··· LISTED ENTRIES

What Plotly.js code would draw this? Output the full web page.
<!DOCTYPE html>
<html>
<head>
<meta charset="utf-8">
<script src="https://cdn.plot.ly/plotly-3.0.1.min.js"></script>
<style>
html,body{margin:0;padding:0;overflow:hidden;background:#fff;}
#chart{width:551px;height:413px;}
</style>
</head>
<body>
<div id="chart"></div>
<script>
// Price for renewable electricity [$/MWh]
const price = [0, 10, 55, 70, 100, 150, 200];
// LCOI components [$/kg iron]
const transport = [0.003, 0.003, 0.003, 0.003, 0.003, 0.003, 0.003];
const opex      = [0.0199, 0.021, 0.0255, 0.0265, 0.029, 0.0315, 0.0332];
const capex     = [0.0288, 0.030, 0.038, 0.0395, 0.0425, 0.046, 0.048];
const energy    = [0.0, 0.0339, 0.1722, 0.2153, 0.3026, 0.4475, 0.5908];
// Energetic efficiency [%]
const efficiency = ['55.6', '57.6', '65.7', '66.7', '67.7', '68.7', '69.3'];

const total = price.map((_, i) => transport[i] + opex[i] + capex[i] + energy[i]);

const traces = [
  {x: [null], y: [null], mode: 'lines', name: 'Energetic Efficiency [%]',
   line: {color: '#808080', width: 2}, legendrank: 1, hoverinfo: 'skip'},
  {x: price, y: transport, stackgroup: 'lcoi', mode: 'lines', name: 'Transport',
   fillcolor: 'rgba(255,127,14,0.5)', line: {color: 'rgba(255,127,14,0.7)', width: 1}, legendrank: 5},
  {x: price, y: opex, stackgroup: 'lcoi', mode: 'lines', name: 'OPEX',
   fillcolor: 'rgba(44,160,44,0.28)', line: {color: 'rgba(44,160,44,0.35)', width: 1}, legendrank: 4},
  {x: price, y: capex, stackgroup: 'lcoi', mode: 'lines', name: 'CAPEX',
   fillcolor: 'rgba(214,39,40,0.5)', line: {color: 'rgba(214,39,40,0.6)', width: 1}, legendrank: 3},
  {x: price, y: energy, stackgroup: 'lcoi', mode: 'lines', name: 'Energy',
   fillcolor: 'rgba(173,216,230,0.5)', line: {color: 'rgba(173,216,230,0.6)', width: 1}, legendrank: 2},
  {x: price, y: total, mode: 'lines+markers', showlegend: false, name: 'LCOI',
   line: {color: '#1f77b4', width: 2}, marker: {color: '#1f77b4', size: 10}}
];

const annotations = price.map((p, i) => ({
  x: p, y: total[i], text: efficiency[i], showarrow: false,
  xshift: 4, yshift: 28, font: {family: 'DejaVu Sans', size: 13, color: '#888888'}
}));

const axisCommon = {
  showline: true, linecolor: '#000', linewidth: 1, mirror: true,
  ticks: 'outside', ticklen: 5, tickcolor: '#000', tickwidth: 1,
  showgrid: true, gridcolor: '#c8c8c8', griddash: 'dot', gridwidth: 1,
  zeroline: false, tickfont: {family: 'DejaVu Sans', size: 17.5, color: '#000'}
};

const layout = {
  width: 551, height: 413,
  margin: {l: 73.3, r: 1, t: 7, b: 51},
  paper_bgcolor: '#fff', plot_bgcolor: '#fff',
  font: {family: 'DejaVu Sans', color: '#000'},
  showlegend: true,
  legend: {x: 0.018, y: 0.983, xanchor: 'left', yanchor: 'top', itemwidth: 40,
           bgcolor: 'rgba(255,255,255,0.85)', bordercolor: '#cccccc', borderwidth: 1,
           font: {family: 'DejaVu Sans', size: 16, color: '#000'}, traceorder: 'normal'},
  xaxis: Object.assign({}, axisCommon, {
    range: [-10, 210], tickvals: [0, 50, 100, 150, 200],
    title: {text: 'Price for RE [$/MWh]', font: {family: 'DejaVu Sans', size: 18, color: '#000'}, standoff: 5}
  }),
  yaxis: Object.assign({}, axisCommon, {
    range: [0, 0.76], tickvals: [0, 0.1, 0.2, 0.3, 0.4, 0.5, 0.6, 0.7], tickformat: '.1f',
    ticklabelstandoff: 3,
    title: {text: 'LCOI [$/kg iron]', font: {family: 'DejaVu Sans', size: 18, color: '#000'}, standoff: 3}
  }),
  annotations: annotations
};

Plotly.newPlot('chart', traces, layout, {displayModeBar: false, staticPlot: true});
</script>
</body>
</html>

······
··· LISTED ENTRIES

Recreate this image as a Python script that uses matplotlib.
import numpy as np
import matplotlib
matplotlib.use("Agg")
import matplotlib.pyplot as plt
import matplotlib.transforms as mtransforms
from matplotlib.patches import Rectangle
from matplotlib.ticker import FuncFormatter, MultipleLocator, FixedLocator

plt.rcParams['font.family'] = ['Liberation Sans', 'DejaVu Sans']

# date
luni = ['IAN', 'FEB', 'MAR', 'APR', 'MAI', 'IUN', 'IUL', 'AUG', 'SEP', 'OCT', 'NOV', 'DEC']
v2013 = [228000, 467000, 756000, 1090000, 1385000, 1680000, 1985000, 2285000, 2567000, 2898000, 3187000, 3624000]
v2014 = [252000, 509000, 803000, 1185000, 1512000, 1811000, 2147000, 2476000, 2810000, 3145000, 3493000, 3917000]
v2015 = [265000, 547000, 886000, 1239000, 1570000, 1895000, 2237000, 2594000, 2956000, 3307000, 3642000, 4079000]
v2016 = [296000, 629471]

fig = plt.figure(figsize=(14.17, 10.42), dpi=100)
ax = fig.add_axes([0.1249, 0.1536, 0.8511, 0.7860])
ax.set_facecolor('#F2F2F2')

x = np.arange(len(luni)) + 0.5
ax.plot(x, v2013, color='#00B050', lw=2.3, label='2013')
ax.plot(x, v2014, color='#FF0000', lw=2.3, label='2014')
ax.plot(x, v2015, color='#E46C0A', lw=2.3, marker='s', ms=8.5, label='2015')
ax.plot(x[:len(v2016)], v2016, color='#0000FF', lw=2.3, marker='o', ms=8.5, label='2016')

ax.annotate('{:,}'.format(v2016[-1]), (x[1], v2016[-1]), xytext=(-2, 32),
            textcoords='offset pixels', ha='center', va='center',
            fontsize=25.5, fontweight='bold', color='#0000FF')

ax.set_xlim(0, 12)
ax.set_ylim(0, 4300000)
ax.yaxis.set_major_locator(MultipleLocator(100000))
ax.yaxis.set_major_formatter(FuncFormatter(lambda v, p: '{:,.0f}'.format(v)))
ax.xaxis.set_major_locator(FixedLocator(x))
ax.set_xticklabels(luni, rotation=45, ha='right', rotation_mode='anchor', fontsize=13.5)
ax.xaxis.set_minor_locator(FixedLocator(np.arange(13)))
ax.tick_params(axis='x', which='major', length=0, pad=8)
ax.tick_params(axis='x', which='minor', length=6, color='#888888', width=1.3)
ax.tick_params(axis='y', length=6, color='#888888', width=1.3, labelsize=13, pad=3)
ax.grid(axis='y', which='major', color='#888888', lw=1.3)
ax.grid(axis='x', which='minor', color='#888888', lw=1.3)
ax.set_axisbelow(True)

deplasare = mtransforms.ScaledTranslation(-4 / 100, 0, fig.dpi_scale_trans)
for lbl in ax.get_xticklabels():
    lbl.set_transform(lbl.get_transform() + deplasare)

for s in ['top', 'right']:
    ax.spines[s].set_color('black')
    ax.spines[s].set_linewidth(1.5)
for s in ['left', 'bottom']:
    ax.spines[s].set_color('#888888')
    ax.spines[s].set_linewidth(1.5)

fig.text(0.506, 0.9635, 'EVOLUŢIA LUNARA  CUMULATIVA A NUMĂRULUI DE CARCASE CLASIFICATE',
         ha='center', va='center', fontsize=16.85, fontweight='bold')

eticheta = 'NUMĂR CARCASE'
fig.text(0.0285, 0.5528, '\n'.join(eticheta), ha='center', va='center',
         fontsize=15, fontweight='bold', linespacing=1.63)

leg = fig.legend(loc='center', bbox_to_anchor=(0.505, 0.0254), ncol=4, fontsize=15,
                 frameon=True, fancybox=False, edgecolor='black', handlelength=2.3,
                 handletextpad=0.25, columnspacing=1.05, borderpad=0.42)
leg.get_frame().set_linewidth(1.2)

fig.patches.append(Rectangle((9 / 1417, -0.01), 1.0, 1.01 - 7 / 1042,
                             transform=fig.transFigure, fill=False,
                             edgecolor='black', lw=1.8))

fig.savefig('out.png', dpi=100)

······
··· LISTED ENTRIES

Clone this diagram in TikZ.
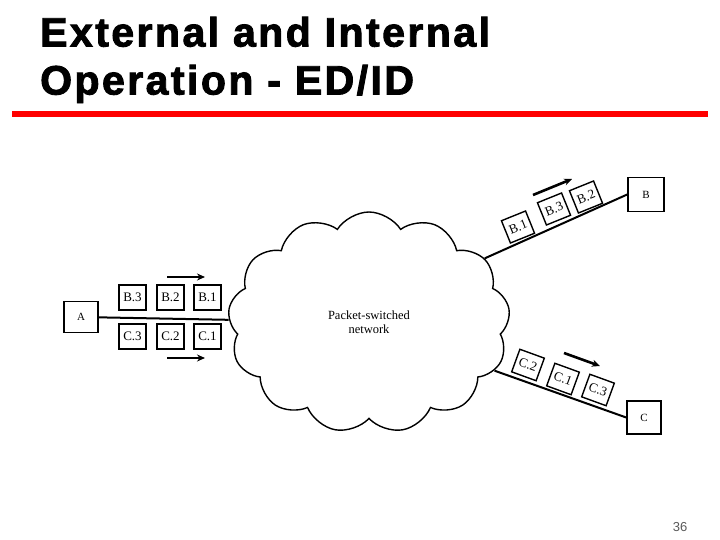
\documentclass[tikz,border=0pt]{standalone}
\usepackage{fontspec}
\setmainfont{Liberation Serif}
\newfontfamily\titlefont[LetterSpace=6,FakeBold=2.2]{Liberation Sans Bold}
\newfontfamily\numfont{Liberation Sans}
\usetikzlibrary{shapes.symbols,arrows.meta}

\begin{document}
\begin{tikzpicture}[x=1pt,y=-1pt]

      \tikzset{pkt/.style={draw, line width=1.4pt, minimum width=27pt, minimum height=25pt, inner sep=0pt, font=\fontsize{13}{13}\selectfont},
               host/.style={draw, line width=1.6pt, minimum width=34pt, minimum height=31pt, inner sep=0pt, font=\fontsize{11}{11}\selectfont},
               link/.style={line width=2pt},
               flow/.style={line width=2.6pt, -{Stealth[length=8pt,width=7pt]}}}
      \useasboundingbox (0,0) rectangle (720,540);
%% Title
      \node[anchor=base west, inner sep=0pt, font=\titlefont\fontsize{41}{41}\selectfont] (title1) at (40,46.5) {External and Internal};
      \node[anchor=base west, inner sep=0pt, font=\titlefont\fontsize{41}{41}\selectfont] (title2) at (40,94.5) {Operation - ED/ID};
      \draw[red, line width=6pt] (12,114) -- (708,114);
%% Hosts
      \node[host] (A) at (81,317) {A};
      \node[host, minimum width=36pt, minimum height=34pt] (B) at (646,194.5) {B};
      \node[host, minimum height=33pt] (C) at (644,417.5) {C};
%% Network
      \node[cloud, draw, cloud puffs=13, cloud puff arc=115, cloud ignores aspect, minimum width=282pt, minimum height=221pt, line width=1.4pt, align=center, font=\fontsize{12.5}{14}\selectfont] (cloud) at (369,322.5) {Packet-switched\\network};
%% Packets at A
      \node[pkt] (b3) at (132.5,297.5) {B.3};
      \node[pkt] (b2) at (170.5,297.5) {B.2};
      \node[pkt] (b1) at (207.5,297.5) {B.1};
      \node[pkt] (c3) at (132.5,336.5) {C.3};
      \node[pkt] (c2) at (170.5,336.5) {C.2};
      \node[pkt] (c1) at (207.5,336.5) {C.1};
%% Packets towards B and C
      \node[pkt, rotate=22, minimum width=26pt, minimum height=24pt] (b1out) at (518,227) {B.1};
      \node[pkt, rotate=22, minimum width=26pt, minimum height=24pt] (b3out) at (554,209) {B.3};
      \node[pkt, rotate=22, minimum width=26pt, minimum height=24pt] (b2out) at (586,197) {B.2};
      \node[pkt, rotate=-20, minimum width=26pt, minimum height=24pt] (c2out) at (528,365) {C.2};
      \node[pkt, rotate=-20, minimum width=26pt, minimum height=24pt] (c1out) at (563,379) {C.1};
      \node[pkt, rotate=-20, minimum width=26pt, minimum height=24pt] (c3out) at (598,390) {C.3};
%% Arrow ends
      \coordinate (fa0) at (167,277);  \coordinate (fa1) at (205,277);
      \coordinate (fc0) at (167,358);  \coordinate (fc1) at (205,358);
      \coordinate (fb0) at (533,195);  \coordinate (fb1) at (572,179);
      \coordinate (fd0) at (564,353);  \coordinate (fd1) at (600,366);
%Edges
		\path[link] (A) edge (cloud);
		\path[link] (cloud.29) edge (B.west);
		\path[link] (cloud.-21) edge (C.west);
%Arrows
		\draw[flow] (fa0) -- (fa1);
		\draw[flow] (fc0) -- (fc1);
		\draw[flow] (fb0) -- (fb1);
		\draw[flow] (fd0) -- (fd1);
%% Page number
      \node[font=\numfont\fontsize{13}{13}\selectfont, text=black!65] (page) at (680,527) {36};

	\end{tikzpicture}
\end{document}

······

### TASK GOAL
List all lines holding the string "draw".

### EXPECTED ANSWER
What Plotly.js code would draw this? Output the full web page.
      \tikzset{pkt/.style={draw, line width=1.4pt, minimum width=27pt, minimum height=25pt, inner sep=0pt, font=\fontsize{13}{13}\selectfont},
               host/.style={draw, line width=1.6pt, minimum width=34pt, minimum height=31pt, inner sep=0pt, font=\fontsize{11}{11}\selectfont},
      \draw[red, line width=6pt] (12,114) -- (708,114);
      \node[cloud, draw, cloud puffs=13, cloud puff arc=115, cloud ignores aspect, minimum width=282pt, minimum height=221pt, line width=1.4pt, align=center, font=\fontsize{12.5}{14}\selectfont] (cloud) at (369,322.5) {Packet-switched\\network};
		\draw[flow] (fa0) -- (fa1);
		\draw[flow] (fc0) -- (fc1);
		\draw[flow] (fb0) -- (fb1);
		\draw[flow] (fd0) -- (fd1);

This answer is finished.